Recognizing that animal welfare is the single most important issue facing the equine industry today, executive committee of the American Quarter Horse Association (AQHA), Amarillo, Texas, has approved recommendations made by the AQHA Animal Welfare Commission during the 2017 AQHA Convention in San Antonio, Texas. Committee members are Norm Luba, Dr. Jim Heird, Ralph Seekins, Stan Weaver and Butch Wise.

The Animal Welfare Commission’s mission is: 1.) Identify issues negatively affecting the welfare of the American Quarter Horse. 2.) Stay current on all animal welfare issues. 3.) Recommend actions that will help to protect the American Quarter Horse from inhumane practices and AQHA and its members from the negative impacts associated with those practices.

“The AQHA Animal Welfare Commission, in an effort to do right by the horse, shares discussion, action items and recommendations with alliance partners,” Seekins said.

The commission reports directly to the executive committee, which evaluates all proposals in relation to the current state of the industry.

Halter classes remain a key part of American Quarter Horse Association horses with travel key to judge’s placings. Soundness is essential with the executive committee of the American Quarter Horse Association changing ruling that horses be eliminated from competitions when “lameness is obvious at a walk.”

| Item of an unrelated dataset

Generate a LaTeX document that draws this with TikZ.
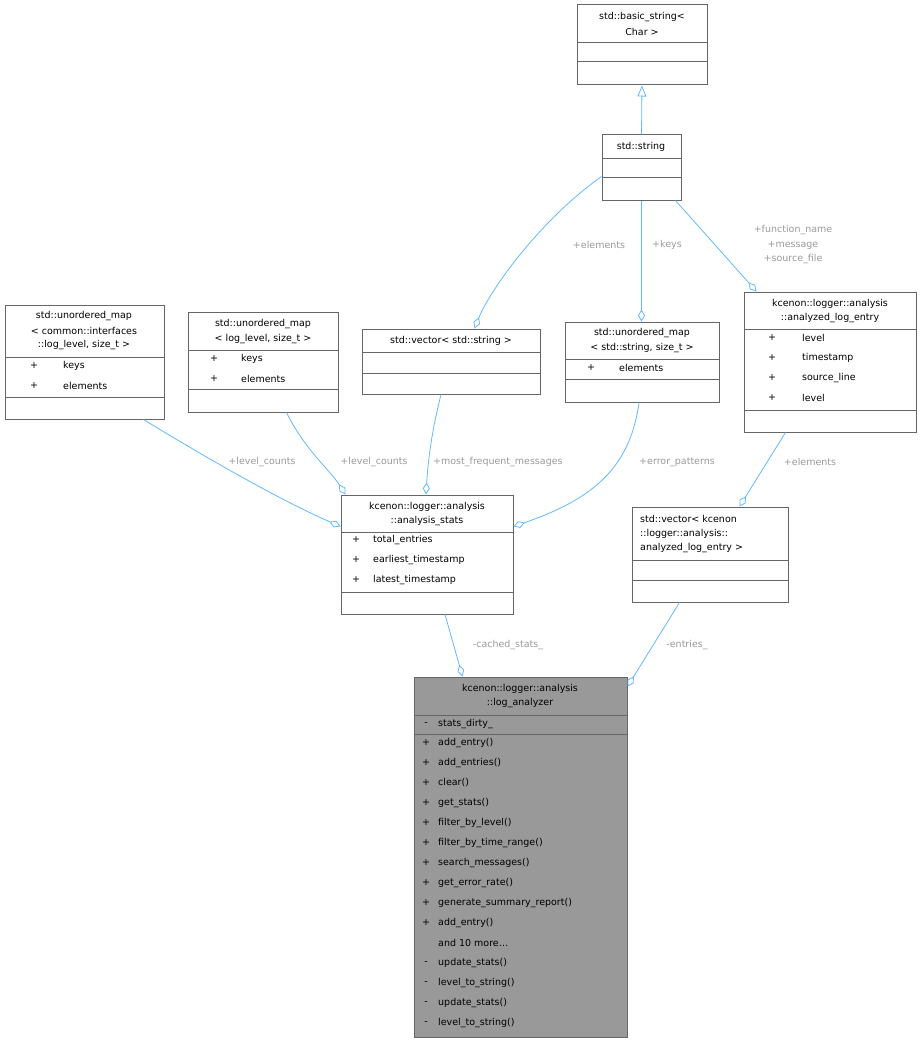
\documentclass[tikz,border=0pt]{standalone}
\usepackage{fontspec}
\setmainfont{DejaVu Sans}
\usetikzlibrary{arrows.meta, calc}

\definecolor{edgeblue}{HTML}{63B8FF}
\definecolor{boxgray}{HTML}{666666}
\definecolor{lblgray}{HTML}{9A9A9A}
\definecolor{mainfill}{HTML}{999999}

\tikzset{
    cls/.style={draw=boxgray, line width=1pt, inner sep=0pt},
    txt/.style={inner sep=0pt, font=\fontsize{9.5}{11}\selectfont},
    lbl/.style={txt, text=lblgray, align=center},
    member/.style={edge, -{Diamond[open, length=12pt, width=7pt]}},
    edge/.style={draw=edgeblue, line width=0.8pt},
}

% box from (x1,y1) to (x2,y2) with two separators
\newcommand{\umlbox}[8][white]{%
    \node[cls, fill=#1, minimum width={(#5-#3)*1pt}, minimum height={(#6-#4)*1pt}]
        (#2) at ({(#3+#5)/2}, {(#4+#6)/2}) {};
    \draw[boxgray, line width=1pt] (#3, #7) -- (#5, #7) (#3, #8) -- (#5, #8);
}

\begin{document}
\begin{tikzpicture}[x=1pt, y=-1pt]
    \useasboundingbox (0, 0) rectangle (921, 1043);

    % classes
    \umlbox{bstr}{577}{5}{707}{85}{43}{62}
    \node[txt] at (642, 17) {std::basic\_string<};
    \node[txt] at (642, 32) {Char >};

    \umlbox{str}{602}{135}{681}{200}{159}{178}
    \node[txt] at (641, 147) {std::string};

    \umlbox{ucommon}{5}{305}{164}{419}{357}{397}
    \node[txt] at (84, 316) {std::unordered\_map};
    \node[txt] at (84, 331) {< common::interfaces};
    \node[txt] at (84, 345) {::log\_level, size\_t >};
    \node[txt] at (34, 366) {+};  \node[txt, anchor=west] at (63, 366) {keys};
    \node[txt] at (34, 386) {+};  \node[txt, anchor=west] at (63, 386) {elements};

    \umlbox{ulevel}{188}{312}{338}{412}{350}{389}
    \node[txt] at (263, 324) {std::unordered\_map};
    \node[txt] at (263, 339) {< log\_level, size\_t >};
    \node[txt] at (214, 359) {+};  \node[txt, anchor=west] at (241, 359) {keys};
    \node[txt] at (214, 379) {+};  \node[txt, anchor=west] at (241, 379) {elements};

    \umlbox{vstr}{362}{329}{540}{394}{352}{373}
    \node[txt] at (451, 341) {std::vector< std::string >};

    \umlbox{ustr}{565}{322}{719}{402}{359}{379}
    \node[txt] at (642, 333) {std::unordered\_map};
    \node[txt] at (642, 348) {< std::string, size\_t >};
    \node[txt] at (591, 368) {+};  \node[txt, anchor=west] at (619, 368) {elements};

    \umlbox{entry}{744}{292}{916}{432}{329}{410}
    \node[txt] at (830, 304) {kcenon::logger::analysis};
    \node[txt] at (830, 318) {::analyzed\_log\_entry};
    \foreach \name [count=\i from 0] in {level, timestamp, source\_line, level} {
        \node[txt] at (772, 338+20*\i) {+};
        \node[txt, anchor=west] at (802, 338+20*\i) {\name};
    }

    \umlbox{stats}{341}{495}{513}{614}{532}{592}
    \node[txt] at (427, 507) {kcenon::logger::analysis};
    \node[txt] at (427, 521) {::analysis\_stats};
    \foreach \name [count=\i from 0] in {total\_entries, earliest\_timestamp, latest\_timestamp} {
        \node[txt] at (356, 540+20*\i) {+};
        \node[txt, anchor=west] at (373, 540+20*\i) {\name};
    }

    \umlbox{ventry}{632}{507}{788}{602}{560}{580}
    \node[txt, anchor=west] at (640, 519) {std::vector< kcenon};
    \node[txt, anchor=west] at (640, 534) {::logger::analysis::};
    \node[txt, anchor=west] at (640, 548) {analyzed\_log\_entry >};

    \umlbox[mainfill]{analyzer}{414}{677}{627}{1037}{715}{734}
    \node[txt] at (520, 689) {kcenon::logger::analysis};
    \node[txt] at (520, 703) {::log\_analyzer};
    \node[txt] at (426, 724) {-};  \node[txt, anchor=west] at (438, 724) {stats\_dirty\_};
    \foreach \s/\name [count=\i from 0] in {+/add\_entry(), +/add\_entries(), +/clear(),
        +/get\_stats(), +/filter\_by\_level(), +/filter\_by\_time\_range(),
        +/search\_messages(), +/get\_error\_rate(), +/generate\_summary\_report(),
        +/add\_entry(), /and 10 more\dots, -/update\_stats(), -/level\_to\_string(),
        -/update\_stats(), -/level\_to\_string()} {
        \node[txt] at (426, 743+20*\i) {\s};
        \node[txt, anchor=west] at (438, 743+20*\i) {\name};
    }

    % connectors
    \draw[edge, -{Triangle[open, length=11pt, width=9pt]}] (str.north) -- (bstr.south);
    \draw[member] ([yshift=-9pt]str.west) .. controls (540, 220) and (490, 290) .. ([xshift=-66pt]vstr.north east);
    \draw[member] (str.south) -- (ustr.north -| str.south);
    \draw[member] ([xshift=-6pt]str.south east) -- ([xshift=13pt]entry.north west);
    \draw[member] ([xshift=-21pt]ucommon.south east) .. controls (210, 460) and (280, 500) .. ([yshift=-32pt]stats.north west);
    \draw[member] ([xshift=-52pt]ulevel.south east) .. controls (305, 450) and (330, 470) .. ([xshift=5pt]stats.north west);
    \draw[member] ([xshift=-10pt]vstr.south) .. controls (432, 430) and (428, 460) .. ([xshift=-1pt]stats.north);
    \draw[member] ([xshift=-3pt]ustr.south) .. controls (630, 470) and (590, 500) .. ([yshift=-32pt]stats.north east);
    \draw[member] ([xshift=42pt]entry.south west) -- ([xshift=108pt]ventry.north west);
    \draw[member] ([xshift=18pt]stats.south) -- ([xshift=49pt]analyzer.north west);
    \draw[member] ([xshift=48pt]ventry.south west) -- ([yshift=-10pt]analyzer.north east);

    % labels
    \node[lbl] at (599, 245) {+elements};
    \node[lbl] at (667, 245) {+keys};
    \node[lbl, font=\fontsize{9.5}{14.5}\selectfont] at (793, 245) {+function\_name\\+message\\+source\_file};
    \node[lbl] at (262, 462) {+level\_counts};
    \node[lbl] at (374, 462) {+level\_counts};
    \node[lbl, anchor=west] at (433, 462) {+most\_frequent\_messages};
    \node[lbl] at (677, 462) {+error\_patterns};
    \node[lbl] at (810, 462) {+elements};
    \node[lbl] at (508, 645) {-cached\_stats\_};
    \node[lbl] at (687, 645) {-entries\_};
\end{tikzpicture}
\end{document}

The executive committee has approved several recommendations from the AQHA Animal Welfare Commission at the 2017 AQHA Convention in San Antonio, Texas, Seekins said.

These include:

  • Fines generated from drug and animal welfare violations be placed in the animal welfare budget to support the steward program.
  • The AQHA should encourage show managers to establish an isolation protocol at AQHA shows using the industry-developed template to ensure horses on the grounds are protected should there be a disease outbreak. In addition, show management should be encouraged to conduct practice runs or audits to ensure proper procedures are carried out.
  • Develop a one-page educational flyer to educate exhibitors on the importance of vaccinating their horses for equine influenza virus and equine herpesvirus prior to entering AQHA show grounds.
  • The AQHA staff should continue work on an educational flyer regarding reporting animal abuse.
  • Effective January 1, 2018, AQHA rules will be reworded to read: “Lameness is obvious at a walk.” Currently, the rule states that obvious lameness is “marked nodding, hitching, or shortened stride.”
  • Form a joint task force made up of members from the Animal Welfare Commission, Professional Horsemen’s Council, and the Show Format and Procedures Subcommittee to discuss options to increase AQHA steward presence at shows.
  • Effective January. 1, 2018, a no-jerk-down rule for tie-down roping will be implemented. The rule will read: “In the tie-down roping class, an exhibitor will receive a no score for that run if they bring the animal over backwards with the animal landing on its back or head with all four feet in the air.”
  • Effective immediately, the “use of any drug, chemical, foreign substance, surgical procedure, or trauma that would alter a horse’s normal tail function” will be added to the prohibited inhumane practices set forth in AQHA Rules.
  • Form a task force to review AQHA’s definition of normal tail function.
  • Effective immediately, AQHA stewards can show at AQHA events that they are not assigned to steward.
  • Effective immediately, allow hydroxyzine (an antihistamine) to be submitted on a medication report form as long as all requirements of the AQHA rule, which deals with authorization of administration of conditionally permitted therapeutic medications, are met.
  • Effective January 1, 2018, and with respect to the medication rules that govern show horses, furosemide will be removed from the list of conditionally permitted therapeutic medications and added to the list of forbidden drugs or substances in AQHA rules.
  • Develop and publish a list of medications that can be reported on a medication report form as long as all rule requirements are met. Develop and publish a list of forbidden substances.
  • Effective January 1, 2018, adds hair testing to specific rules which deal with drug testing.